Request:
All of the data that follows should be retyped exactly, please, except the pictures.

Data for this task:

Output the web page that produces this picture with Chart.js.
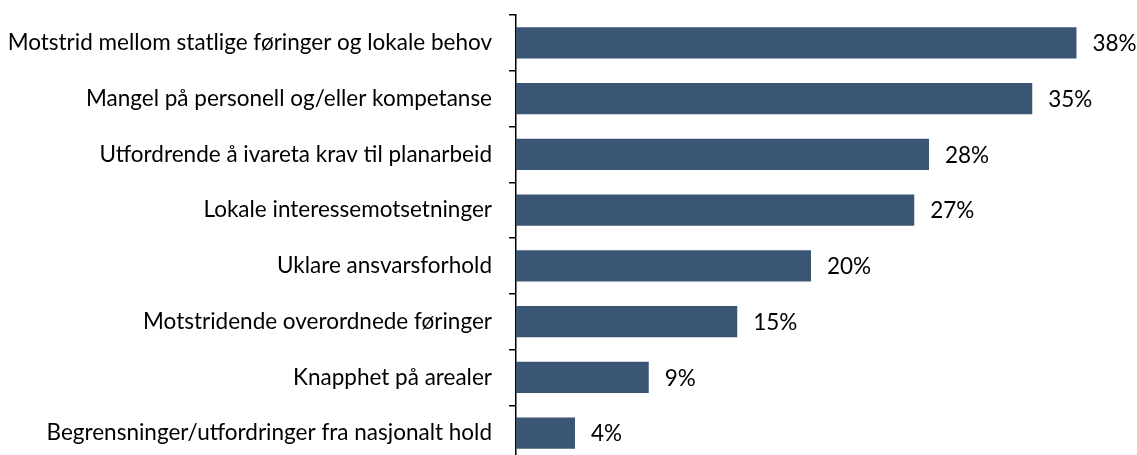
<!DOCTYPE html>
<html>
<head>
<meta charset="utf-8">
<script src="https://cdn.jsdelivr.net/npm/chart.js@4/dist/chart.umd.min.js"></script>
<style>
  html, body { margin: 0; padding: 0; background: #fff; overflow: hidden; }
  canvas { display: block; }
</style>
</head>
<body>
<canvas id="chart" width="1137" height="461"></canvas>
<script>
// Kategorier og verdier (prosent)
const kategorier = [
    'Motstrid mellom statlige føringer og lokale behov',
    'Mangel på personell og/eller kompetanse',
    'Utfordrende å ivareta krav til planarbeid',
    'Lokale interessemotsetninger',
    'Uklare ansvarsforhold',
    'Motstridende overordnede føringer',
    'Knapphet på arealer',
    'Begrensninger/utfordringer fra nasjonalt hold'
];
const verdier = [38, 35, 28, 27, 20, 15, 9, 4];

const fontFamily = 'Lato, "Open Sans", sans-serif';
const fontSize = 22.5;

// Plugin som skriver prosentverdien til høyre for hver stolpe
const verdiEtiketter = {
    id: 'verdiEtiketter',
    afterDatasetsDraw(chart) {
        const ctx = chart.ctx;
        const meta = chart.getDatasetMeta(0);
        ctx.save();
        ctx.font = fontSize + 'px ' + fontFamily;
        ctx.fillStyle = '#000';
        ctx.textAlign = 'left';
        ctx.textBaseline = 'middle';
        meta.data.forEach((bar, i) => {
            ctx.fillText(verdier[i] + '%', bar.x + 16, bar.y + 1);
        });
        ctx.restore();
    }
};

const ctx = document.getElementById('chart').getContext('2d');
new Chart(ctx, {
    type: 'bar',
    data: {
        labels: kategorier,
        datasets: [{
            data: verdier,
            backgroundColor: '#3b5674',
            borderWidth: 0,
            categoryPercentage: 1,
            barPercentage: 0.56
        }]
    },
    options: {
        indexAxis: 'y',
        responsive: false,
        animation: false,
        layout: { padding: { top: 15, right: 31, bottom: 0, left: 0 } },
        plugins: {
            legend: { display: false },
            tooltip: { enabled: false }
        },
        scales: {
            x: {
                display: false,
                min: 0,
                max: 40
            },
            y: {
                afterFit(scale) {
                    scale.width = 516;
                    scale.paddingTop = 0;
                    scale.paddingBottom = 0;
                },
                border: { display: true, color: '#000', width: 1.5 },
                grid: {
                    offset: true,
                    drawOnChartArea: false,
                    drawTicks: true,
                    tickLength: 7,
                    color: '#000',
                    lineWidth: 1.5
                },
                ticks: {
                    padding: 17,
                    color: '#000',
                    autoSkip: false,
                    font: { size: fontSize, family: fontFamily }
                }
            }
        }
    },
    plugins: [verdiEtiketter]
});
</script>
</body>
</html>
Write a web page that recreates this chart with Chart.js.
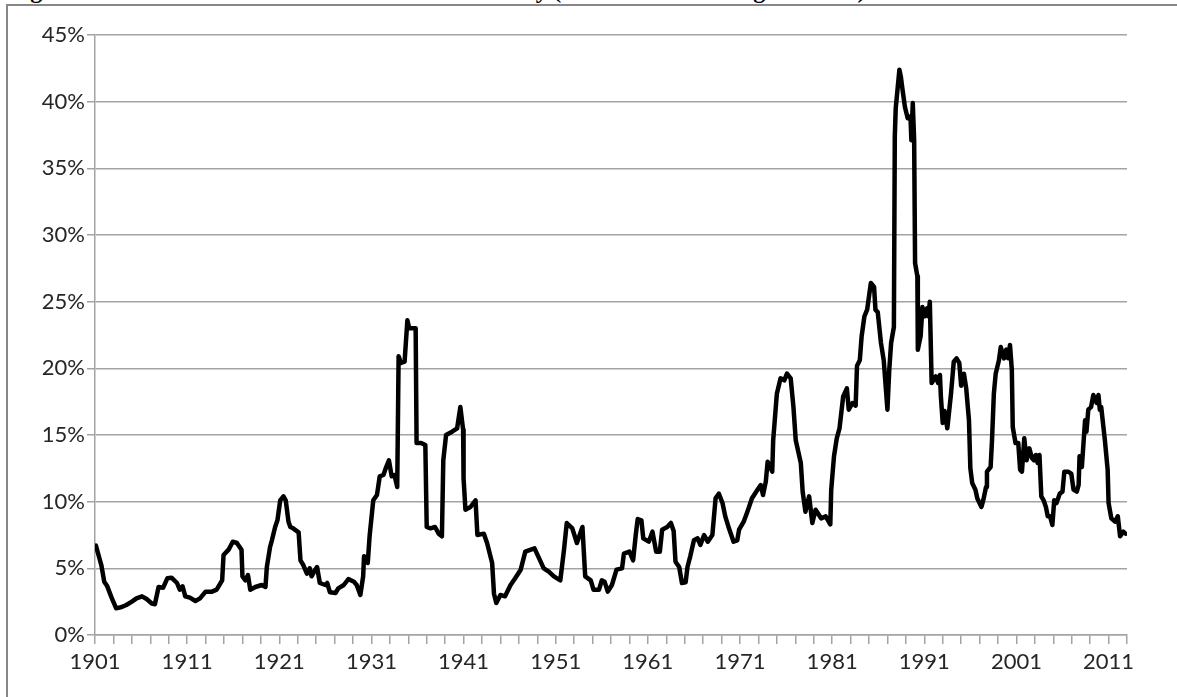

Complete output:
Output the web page that produces this picture with Chart.js.
<!DOCTYPE html>
<html>
<head>
<meta charset="utf-8">
<script src="https://cdn.jsdelivr.net/npm/chart.js@4/dist/chart.umd.min.js"></script>
<style>
  html, body { margin: 0; padding: 0; background: #fff; overflow: hidden; }
  canvas { display: block; }
</style>
</head>
<body>
<canvas id="chart" width="1137" height="461"></canvas>
<script>
// Kategorier og verdier (prosent)
const kategorier = [
    'Motstrid mellom statlige føringer og lokale behov',
    'Mangel på personell og/eller kompetanse',
    'Utfordrende å ivareta krav til planarbeid',
    'Lokale interessemotsetninger',
    'Uklare ansvarsforhold',
    'Motstridende overordnede føringer',
    'Knapphet på arealer',
    'Begrensninger/utfordringer fra nasjonalt hold'
];
const verdier = [38, 35, 28, 27, 20, 15, 9, 4];

const fontFamily = 'Lato, "Open Sans", sans-serif';
const fontSize = 22.5;

// Plugin som skriver prosentverdien til høyre for hver stolpe
const verdiEtiketter = {
    id: 'verdiEtiketter',
    afterDatasetsDraw(chart) {
        const ctx = chart.ctx;
        const meta = chart.getDatasetMeta(0);
        ctx.save();
        ctx.font = fontSize + 'px ' + fontFamily;
        ctx.fillStyle = '#000';
        ctx.textAlign = 'left';
        ctx.textBaseline = 'middle';
        meta.data.forEach((bar, i) => {
            ctx.fillText(verdier[i] + '%', bar.x + 16, bar.y + 1);
        });
        ctx.restore();
    }
};

const ctx = document.getElementById('chart').getContext('2d');
new Chart(ctx, {
    type: 'bar',
    data: {
        labels: kategorier,
        datasets: [{
            data: verdier,
            backgroundColor: '#3b5674',
            borderWidth: 0,
            categoryPercentage: 1,
            barPercentage: 0.56
        }]
    },
    options: {
        indexAxis: 'y',
        responsive: false,
        animation: false,
        layout: { padding: { top: 15, right: 31, bottom: 0, left: 0 } },
        plugins: {
            legend: { display: false },
            tooltip: { enabled: false }
        },
        scales: {
            x: {
                display: false,
                min: 0,
                max: 40
            },
            y: {
                afterFit(scale) {
                    scale.width = 516;
                    scale.paddingTop = 0;
                    scale.paddingBottom = 0;
                },
                border: { display: true, color: '#000', width: 1.5 },
                grid: {
                    offset: true,
                    drawOnChartArea: false,
                    drawTicks: true,
                    tickLength: 7,
                    color: '#000',
                    lineWidth: 1.5
                },
                ticks: {
                    padding: 17,
                    color: '#000',
                    autoSkip: false,
                    font: { size: fontSize, family: fontFamily }
                }
            }
        }
    },
    plugins: [verdiEtiketter]
});
</script>
</body>
</html>
Write a web page that recreates this chart with Chart.js.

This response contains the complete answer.